- EXERCISE GOAL -
Everything from the first line of the data through the line with "41.202, 41.130, 41.727];" is to be echoed exactly, minus the pictures.

- DATA EXTRACT -
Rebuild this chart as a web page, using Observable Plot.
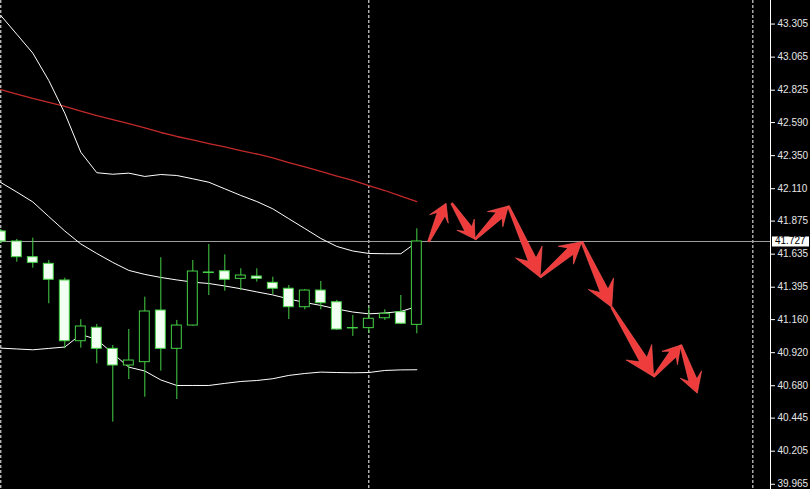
<!DOCTYPE html>
<html>
<head>
<meta charset="utf-8">
<script src="https://cdn.jsdelivr.net/npm/d3@7"></script>
<script src="https://cdn.jsdelivr.net/npm/@observablehq/plot@0.6"></script>
<style>
  html, body { margin: 0; padding: 0; background: #000; }
  #chart svg { display: block; }
</style>
</head>
<body>
<div id="chart"></div>
<script>
// ---- Candles (bar index 0..26) ----
const open  = [41.800, 41.727, 41.613, 41.565, 41.444, 41.003, 41.101, 40.948, 40.827, 40.851, 41.226, 40.948, 41.117, 41.502, 41.511, 41.456, 41.473, 41.427, 41.384, 41.250, 41.371, 41.286, 41.099, 41.098, 41.170, 41.214, 41.122];
const high  = [41.814, 41.742, 41.751, 41.589, 41.461, 41.159, 41.125, 40.972, 41.088, 41.323, 41.609, 41.154, 41.589, 41.705, 41.630, 41.529, 41.529, 41.468, 41.408, 41.378, 41.437, 41.299, 41.190, 41.250, 41.231, 41.335, 41.819];
const low   = [41.712, 41.577, 41.533, 41.275, 40.948, 40.953, 40.839, 40.416, 40.725, 40.597, 40.786, 40.580, 41.112, 41.335, 41.366, 41.371, 41.432, 41.340, 41.161, 41.231, 41.231, 41.081, 41.038, 41.059, 41.154, 41.125, 41.057];
const close = [41.727, 41.613, 41.572, 41.449, 41.003, 41.110, 40.948, 40.827, 40.863, 41.219, 40.948, 41.117, 41.509, 41.498, 41.449, 41.480, 41.456, 41.384, 41.250, 41.371, 41.279, 41.088, 41.096, 41.166, 41.202, 41.130, 41.727];

// ---- Indicators ----
const maRed     = [42.830, 42.797, 42.765, 42.736, 42.707, 42.674, 42.641, 42.612, 42.583, 42.551, 42.518, 42.489, 42.464, 42.438, 42.413, 42.387, 42.362, 42.333, 42.300, 42.268, 42.235, 42.202, 42.170, 42.133, 42.097, 42.057, 42.017];
const bandUpper = [43.367, 43.231, 43.094, 42.895, 42.658, 42.375, 42.226, 42.215, 42.223, 42.199, 42.213, 42.206, 42.182, 42.157, 42.109, 42.061, 42.017, 41.964, 41.892, 41.821, 41.749, 41.691, 41.658, 41.640, 41.638, 41.638, 41.722];
const bandMid   = [42.155, 42.086, 42.014, 41.908, 41.803, 41.709, 41.640, 41.575, 41.517, 41.488, 41.466, 41.448, 41.432, 41.422, 41.404, 41.384, 41.361, 41.339, 41.310, 41.284, 41.263, 41.237, 41.215, 41.202, 41.208, 41.219, 41.255];
const bandLower = [40.953, 40.947, 40.941, 40.951, 40.961, 41.052, 41.016, 40.914, 40.815, 40.787, 40.722, 40.682, 40.682, 40.682, 40.697, 40.711, 40.718, 40.731, 40.755, 40.769, 40.779, 40.776, 40.774, 40.776, 40.791, 40.795, 40.796];

// ---- Forecast arrows (bar index, price) ----
const arrowFromBar   = [26.77, 28.21, 29.67, 31.75, 33.73, 36.34, 38.21, 40.83, 42.53];
const arrowFromPrice = [41.722, 42.001, 41.739, 41.981, 41.464, 41.722, 41.246, 40.742, 40.972];
const arrowToBar     = [27.86, 29.67, 31.75, 33.73, 36.34, 38.21, 40.83, 42.53, 43.56];
const arrowToPrice   = [42.001, 41.739, 41.981, 41.464, 41.722, 41.246, 40.742, 40.972, 40.622];

// ---- Axis / misc ----
const yTicks = [43.305, 43.065, 42.825, 42.590, 42.350, 42.110, 41.875, 41.635, 41.395, 41.160, 40.920, 40.680, 40.445, 40.205, 39.965];
const separatorBars = [0, 23, 47];
const currentPrice = 41.727;
const xDomain = [-0.019, 48.103];
const yDomain = [39.927, 43.476];

const bars = open.map((_, i) => i);
const candles = bars.map(i => ({i, o: open[i], h: high[i], l: low[i], c: close[i]}));
const line = arr => bars.map(i => ({i, v: arr[i]}));
const arrows = arrowFromBar.map((_, k) => ({x1: arrowFromBar[k], y1: arrowFromPrice[k], x2: arrowToBar[k], y2: arrowToPrice[k]}));

const GREEN = "#46d246";

function arrowMark(index, scales, values, dimensions) {
  const g = d3.create("svg:g");
  for (const a of arrows) {
    const x0 = scales.x(a.x1), y0 = scales.y(a.y1);
    const x1 = scales.x(a.x2), y1 = scales.y(a.y2);
    const dx = x1 - x0, dy = y1 - y0, L = Math.hypot(dx, dy);
    const ux = dx / L, uy = dy / L, nx = -uy, ny = ux;
    const h = 0.29 * L + 5, hw = 0.42 * h + 3, sw = 4.2;
    const bx = x1 - ux * h, by = y1 - uy * h;
    const jx = x1 - ux * h * 0.7, jy = y1 - uy * h * 0.7;
    const pts = [
      [x0 + nx * 1, y0 + ny * 1],
      [jx + nx * sw, jy + ny * sw],
      [bx + nx * hw, by + ny * hw],
      [x1, y1],
      [bx - nx * hw, by - ny * hw],
      [jx - nx * sw, jy - ny * sw],
      [x0 - nx * 1, y0 - ny * 1]
    ];
    g.append("path")
      .attr("d", "M" + pts.map(p => p.join(",")).join("L") + "Z")
      .attr("fill", "#ee3c3c")
      .attr("stroke", "#ff5a5a")
      .attr("stroke-width", 0.6)
      .attr("stroke-linejoin", "round");
  }
  return g.node();
}

function priceBoxMark(index, scales, values, dimensions) {
  const g = d3.create("svg:g");
  const y = scales.y(currentPrice);
  const x = dimensions.width - dimensions.marginRight;
  g.append("rect").attr("x", x + 2).attr("y", y - 4.5).attr("width", 37).attr("height", 10).attr("fill", "#fff");
  g.append("text").attr("x", x + 5).attr("y", y).attr("dy", "0.35em")
    .attr("text-anchor", "start")
    .attr("fill", "#000").attr("font-size", 10).attr("font-family", "Liberation Sans, Arial, sans-serif")
    .text(d3.format(".3f")(currentPrice));
  return g.node();
}

const plot = Plot.plot({
  width: 810,
  height: 489,
  marginLeft: 0,
  marginRight: 40,
  marginTop: 0,
  marginBottom: 0,
  style: {background: "#000", color: "#e6e6e6", fontFamily: "Liberation Sans, Arial, sans-serif", fontSize: "10px"},
  x: {domain: xDomain, axis: null},
  y: {domain: yDomain, axis: null},
  marks: [
    Plot.ruleX(separatorBars, {stroke: "#fff", strokeDasharray: "3,2", strokeWidth: 1}),
    Plot.ruleY([currentPrice], {stroke: "#a0a0a0", strokeWidth: 1}),
    Plot.line(line(maRed), {x: "i", y: "v", stroke: "#c22a2a", strokeWidth: 1.3}),
    Plot.line(line(bandUpper), {x: "i", y: "v", stroke: "#fff", strokeWidth: 1}),
    Plot.line(line(bandMid), {x: "i", y: "v", stroke: "#fff", strokeWidth: 1}),
    Plot.line(line(bandLower), {x: "i", y: "v", stroke: "#fff", strokeWidth: 1}),
    Plot.ruleX(candles, {x: "i", y1: "l", y2: "h", stroke: GREEN, strokeWidth: 1}),
    Plot.rect(candles, {
      x1: d => d.i - 0.31, x2: d => d.i + 0.31,
      y1: "o", y2: "c",
      fill: d => d.c < d.o ? "#f2fff2" : "#000",
      stroke: GREEN, strokeWidth: 1
    }),
    arrowMark,
    Plot.ruleX([xDomain[1]], {stroke: "#fff", strokeWidth: 1}),
    Plot.axisY({anchor: "right", ticks: yTicks, tickFormat: d3.format(".3f"), tickSize: 4, tickPadding: 3, label: null, stroke: "#fff", fill: "#e6e6e6", fontSize: 10}),
    priceBoxMark
  ]
});
document.getElementById("chart").appendChild(plot);
</script>
</body>
</html>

- SOLUTION TO THE PROBLEM -
Rebuild this chart as a web page, using Observable Plot.
<!DOCTYPE html>
<html>
<head>
<meta charset="utf-8">
<script src="https://cdn.jsdelivr.net/npm/d3@7"></script>
<script src="https://cdn.jsdelivr.net/npm/@observablehq/plot@0.6"></script>
<style>
  html, body { margin: 0; padding: 0; background: #000; }
  #chart svg { display: block; }
</style>
</head>
<body>
<div id="chart"></div>
<script>
// ---- Candles (bar index 0..26) ----
const open  = [41.800, 41.727, 41.613, 41.565, 41.444, 41.003, 41.101, 40.948, 40.827, 40.851, 41.226, 40.948, 41.117, 41.502, 41.511, 41.456, 41.473, 41.427, 41.384, 41.250, 41.371, 41.286, 41.099, 41.098, 41.170, 41.214, 41.122];
const high  = [41.814, 41.742, 41.751, 41.589, 41.461, 41.159, 41.125, 40.972, 41.088, 41.323, 41.609, 41.154, 41.589, 41.705, 41.630, 41.529, 41.529, 41.468, 41.408, 41.378, 41.437, 41.299, 41.190, 41.250, 41.231, 41.335, 41.819];
const low   = [41.712, 41.577, 41.533, 41.275, 40.948, 40.953, 40.839, 40.416, 40.725, 40.597, 40.786, 40.580, 41.112, 41.335, 41.366, 41.371, 41.432, 41.340, 41.161, 41.231, 41.231, 41.081, 41.038, 41.059, 41.154, 41.125, 41.057];
const close = [41.727, 41.613, 41.572, 41.449, 41.003, 41.110, 40.948, 40.827, 40.863, 41.219, 40.948, 41.117, 41.509, 41.498, 41.449, 41.480, 41.456, 41.384, 41.250, 41.371, 41.279, 41.088, 41.096, 41.166, 41.202, 41.130, 41.727];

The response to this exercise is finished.